調査結果は、工事が一定規模以上(解体:床面積の合計80㎡以上、または請負金額100万円以上など)の場合、行政への報告が義務づけられています。
2. 届出・掲示と施工準備と近隣住民への周知
事前調査結果と工事内容に基づき、後述する報告や各種届出を行います。
解体現場には、調査結果や届出内容を示す標識の掲示が必要です。
工事の期間や内容を近隣住民へ事前に周知し、理解を求める作業も欠かせません。
3. アスベストの隔離・除去作業と飛散防止措置
作業中はアスベストの飛散を防ぐため、作業箇所をビニールシートなどで厳重に隔離し、常に湿潤状態を保ちます。
特にレベル1及び2の建材を切断等により除去等を行う場合は、作業場を負圧に保つ「負圧隔離養生」が必要です。
作業員は防護服と防じんマスクを着用し、飛散防止措置を徹底します。
4. 特別管理産業廃棄物としての処理とマニフェスト管理
除去したアスベストは、「特別管理産業廃棄物」として厳重に梱包し、許可業者により処分されます。
引渡しから最終処分まで、マニフェスト(管理票)による追跡と記録が義務付けられ、処理完了を確認する責任があります。
5. 完了確認と報告、作業記録の保管
作業完了後は、アスベストの取り残しがないか、囲い込み・封じ込めの措置が正しく実施されているかを、石綿作業主任者などの有資格者が目視で確認しなければなりません。
自治体の条例によっては、作業終了後に隔離を解く前に、残留アスベスト粉じん濃度の測定が義務付けられている場合もあります。事前に自治体に確認しましょう。
発注者への作業の完了報告および法定の作業記録の作成と保管も、義務付けられています。
アスベスト解体の費用目安と見積チェック項目

アスベスト解体の費用は、建物構造やアスベストの含有量・レベルによって大きく変動します。
一般的な解体工事費用の目安は次の通りです。
- 住宅30坪:50〜100万円程度
- 工場100㎡:100〜200万円程度
※足場・養生・運搬・処分費を含む概算
見積もり時には、レベルごとの作業範囲や内訳を業者に明確化してもらい、不明瞭な追加請求を未然に防ぎましょう。

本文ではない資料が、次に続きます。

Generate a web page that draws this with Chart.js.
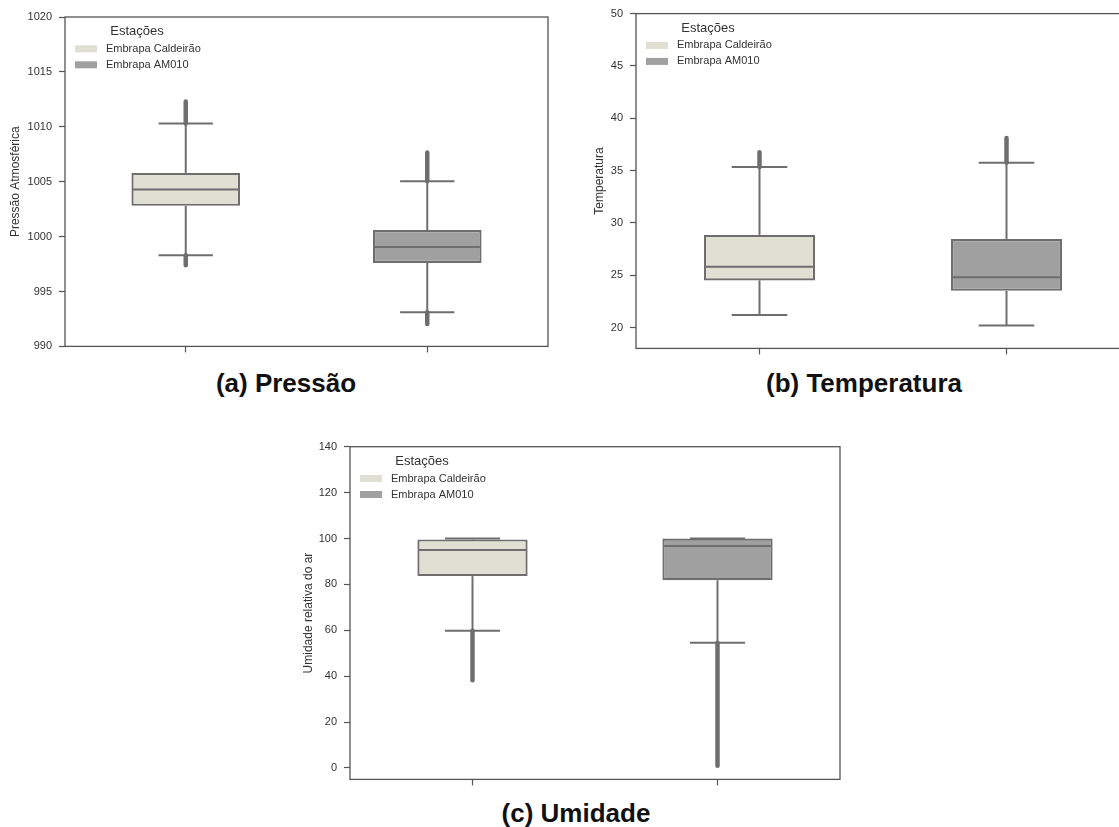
<!DOCTYPE html>
<html>
<head>
<meta charset="utf-8">
<script src="https://cdn.jsdelivr.net/npm/chart.js@4.4.1/dist/chart.umd.min.js"></script>
<style>
  body { margin: 0; width: 1119px; height: 827px; overflow: hidden; position: relative; background: #fff;
         font-family: 'Liberation Sans', Arial, sans-serif; }
  canvas { position: absolute; }
  .rotulo { position: absolute; width: 300px; text-align: center; font-weight: bold;
            font-size: 26px; line-height: 26px; color: #111; }
</style>
</head>
<body>
<canvas id="graficoPressao" width="560" height="360" style="left:0;top:0"></canvas>
<canvas id="graficoTemperatura" width="582" height="362" style="left:560px;top:0"></canvas>
<canvas id="graficoUmidade" width="562" height="363" style="left:290px;top:430px"></canvas>
<div class="rotulo" style="left:136px;top:370px">(a) Pressão</div>
<div class="rotulo" style="left:714px;top:370px">(b) Temperatura</div>
<div class="rotulo" style="left:426px;top:800px">(c) Umidade</div>

<script>
// ------------------------------------------------------------
// Dados
// ------------------------------------------------------------
const estacoes = ['Embrapa Caldeirão', 'Embrapa AM010']

// (a) Pressão
const pressaoBigodeMin = [998.3, 993.1]
const pressaoQ1 = [1002.8, 997.6]
const pressaoMediana = [1004.3, 999.05]
const pressaoQ3 = [1005.8, 1000.6]
const pressaoBigodeMax = [1010.3, 1005.05]
const pressaoOutlierMin = [997.4, 992.05]
const pressaoOutlierMax = [1012.3, 1007.65]
const pressaoTicks = [990, 995, 1000, 1005, 1010, 1015, 1020]

// (b) Temperatura
const tempBigodeMin = [21.2, 20.2]
const tempQ1 = [24.5, 23.5]
const tempMediana = [25.8, 24.8]
const tempQ3 = [28.85, 28.45]
const tempBigodeMax = [35.35, 35.75]
const tempOutlierMin = [null, null]
const tempOutlierMax = [36.75, 38.1]
const tempTicks = [20, 25, 30, 35, 40, 45, 50]

// (c) Umidade
const umidBigodeMin = [59.8, 54.6]
const umidQ1 = [83.6, 81.8]
const umidMediana = [95.0, 96.7]
const umidQ3 = [99.6, 100]
const umidBigodeMax = [100, 100]
const umidOutlierMin = [38.2, 1.0]
const umidOutlierMax = [null, null]
const umidTicks = [0, 20, 40, 60, 80, 100, 120, 140]

// ------------------------------------------------------------
// Estilo
// ------------------------------------------------------------
const corFundo = ['#dfdfd3', '#a0a0a0']
const corLinha = '#6e6e6e'
const corEixo = '#555'
const corTexto = '#333'
const fonte = "'Liberation Sans', Arial, sans-serif"

function linha(ctx, x1, y1, x2, y2) {
    ctx.beginPath()
    ctx.moveTo(x1, y1)
    ctx.lineTo(x2, y2)
    ctx.stroke()
}

// bigodes, medianas, outliers, moldura e legenda
function pluginCaixas(s) {
    return {
        id: 'caixas',
        beforeDatasetsDraw(chart) {
            const ctx = chart.ctx
            const y = chart.scales.y
            ctx.save()
            ctx.strokeStyle = corLinha
            chart.getDatasetMeta(0).data.forEach((bar, i) => {
                ctx.lineCap = 'round'
                ctx.lineWidth = 4.5
                if (s.outMax[i] != null) linha(ctx, bar.x, y.getPixelForValue(s.hi[i]), bar.x, y.getPixelForValue(s.outMax[i]))
                if (s.outMin[i] != null) linha(ctx, bar.x, y.getPixelForValue(s.lo[i]), bar.x, y.getPixelForValue(s.outMin[i]))
                ctx.lineCap = 'butt'
                ctx.lineWidth = 2
                linha(ctx, bar.x, y.getPixelForValue(s.q3[i]), bar.x, y.getPixelForValue(s.hi[i]))
                linha(ctx, bar.x, y.getPixelForValue(s.q1[i]), bar.x, y.getPixelForValue(s.lo[i]))
            })
            ctx.restore()
        },
        afterDatasetsDraw(chart) {
            const ctx = chart.ctx
            const y = chart.scales.y
            ctx.save()
            ctx.strokeStyle = corLinha
            ctx.lineWidth = 2
            chart.getDatasetMeta(0).data.forEach((bar, i) => {
                const w = bar.width
                const ym = y.getPixelForValue(s.med[i])
                linha(ctx, bar.x - w / 2 + 1, ym, bar.x + w / 2 - 1, ym)
                const yh = y.getPixelForValue(s.hi[i])
                const yl = y.getPixelForValue(s.lo[i])
                linha(ctx, bar.x - w / 4, yh, bar.x + w / 4, yh)
                linha(ctx, bar.x - w / 4, yl, bar.x + w / 4, yl)
            })
            ctx.restore()
        },
        afterDraw(chart) {
            const { ctx, chartArea: a } = chart
            ctx.save()
            ctx.strokeStyle = corEixo
            ctx.lineWidth = 1.3
            ctx.strokeRect(a.left, a.top, a.right - a.left, a.bottom - a.top)

            // legenda
            ctx.fillStyle = corTexto
            ctx.textBaseline = 'middle'
            ctx.textAlign = 'center'
            ctx.font = '13px ' + fonte
            ctx.fillText('Estações', a.left + 72, a.top + 14.5)
            ctx.font = '11px ' + fonte
            ctx.textAlign = 'left'
            estacoes.forEach((nome, i) => {
                const yy = a.top + 31.8 + i * 16
                ctx.fillStyle = corFundo[i]
                ctx.fillRect(a.left + 10, yy - 3.5, 22, 7)
                ctx.fillStyle = corTexto
                ctx.fillText(nome, a.left + 41, yy)
            })
            ctx.restore()
        }
    }
}

function criarGrafico(id, s) {
    return new Chart(document.getElementById(id), {
        type: 'bar',
        data: {
            labels: estacoes,
            datasets: [{
                data: estacoes.map((_, i) => [s.q1[i], s.q3[i]]),
                backgroundColor: corFundo,
                borderColor: corLinha,
                borderWidth: 2.2,
                borderSkipped: false,
                barPercentage: 0.45,
                categoryPercentage: 1
            }]
        },
        options: {
            responsive: false,
            animation: false,
            events: [],
            layout: { padding: s.padding },
            plugins: {
                legend: { display: false },
                tooltip: { enabled: false }
            },
            scales: {
                x: {
                    offset: true,
                    border: { display: false },
                    grid: { offset: false, drawOnChartArea: false, tickLength: 6, tickWidth: 1.2, tickColor: corEixo },
                    ticks: { display: false },
                    afterFit: (sc) => { sc.height = 10 }
                },
                y: {
                    min: s.min,
                    max: s.max,
                    border: { display: false },
                    grid: { drawOnChartArea: false, tickLength: 6, tickWidth: 1.2, tickColor: corEixo },
                    ticks: {
                        padding: 7,
                        color: corTexto,
                        font: { family: fonte, size: 11 },
                        callback: (v) => String(v)
                    },
                    title: {
                        display: true,
                        text: s.titulo,
                        color: corTexto,
                        font: { family: fonte, size: 12 },
                        padding: { top: 0, bottom: 0 }
                    },
                    afterBuildTicks: (sc) => { sc.ticks = s.ticks.map(v => ({ value: v })) },
                    afterFit: (sc) => { sc.width = s.larguraEixo }
                }
            }
        },
        plugins: [pluginCaixas(s)]
    })
}

criarGrafico('graficoPressao', {
    titulo: 'Pressão Atmosférica', min: 990, max: 1020, ticks: pressaoTicks,
    lo: pressaoBigodeMin, q1: pressaoQ1, med: pressaoMediana, q3: pressaoQ3, hi: pressaoBigodeMax,
    outMin: pressaoOutlierMin, outMax: pressaoOutlierMax,
    padding: { left: 8.5, top: 17, right: 12, bottom: 2 }, larguraEixo: 56.5
})

criarGrafico('graficoTemperatura', {
    titulo: 'Temperatura', min: 18, max: 50, ticks: tempTicks,
    lo: tempBigodeMin, q1: tempQ1, med: tempMediana, q3: tempQ3, hi: tempBigodeMax,
    outMin: tempOutlierMin, outMax: tempOutlierMax,
    padding: { left: 32.3, top: 12.3, right: 12, bottom: 2 }, larguraEixo: 43.7
})

criarGrafico('graficoUmidade', {
    titulo: 'Umidade relativa do ar', min: -5, max: 140, ticks: umidTicks,
    lo: umidBigodeMin, q1: umidQ1, med: umidMediana, q3: umidQ3, hi: umidBigodeMax,
    outMin: umidOutlierMin, outMax: umidOutlierMax,
    padding: { left: 11.3, top: 16.7, right: 12, bottom: 2 }, larguraEixo: 48.7
})
</script>
</body>
</html>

自治体によっては、アスベストの調査・除去に補助金制度がある場合があります。
工事発注前に市区町村の環境課などへ確認することが重要です。
アスベスト解体の届出書類と提出先・期限一覧

アスベスト含有建築物の解体前には、複数の行政機関に報告や届出を行う必要があります。
特に重要な書類、届出先、提出期限を以下にまとめました。
| 書類 | レベル | 締切 | 提出先 | 備考 |
|---|---|---|---|---|
| 事前調査結果報告書 | 全て | 工事開始前 | 石綿事前調査結果報告システムにて電子申請 | 一定規模以上の場合に限る。アスベストの有無は問わない |
| 建設工事計画届 | 1・2 | 工事開始の14日前まで | 労働基準監督署 | |
| 建築物解体等作業届 | 1・2 | 工事開始前まで | 労働基準監督署 | |
| 特定粉じん排出等作業実施届出書 | 1・2 | 工事開始の14日前まで | 自治体 | |
| 建設リサイクル法届出書 | 全て | 工事開始の7日前まで | 都道府県または特定行政庁 | 床面積80㎡以上の解体工事で必須 |
上記の届出に加え、解体工事現場に調査結果等を示す標識の掲示も必須です。
まとめ
アスベスト含有建築物の解体工事は、手順・届出・費用を正確に把握し、法に従って実行することが何より大切です。正しい知識を持ち、施工業者や自治体と連携しながら安全に作業を進めましょう。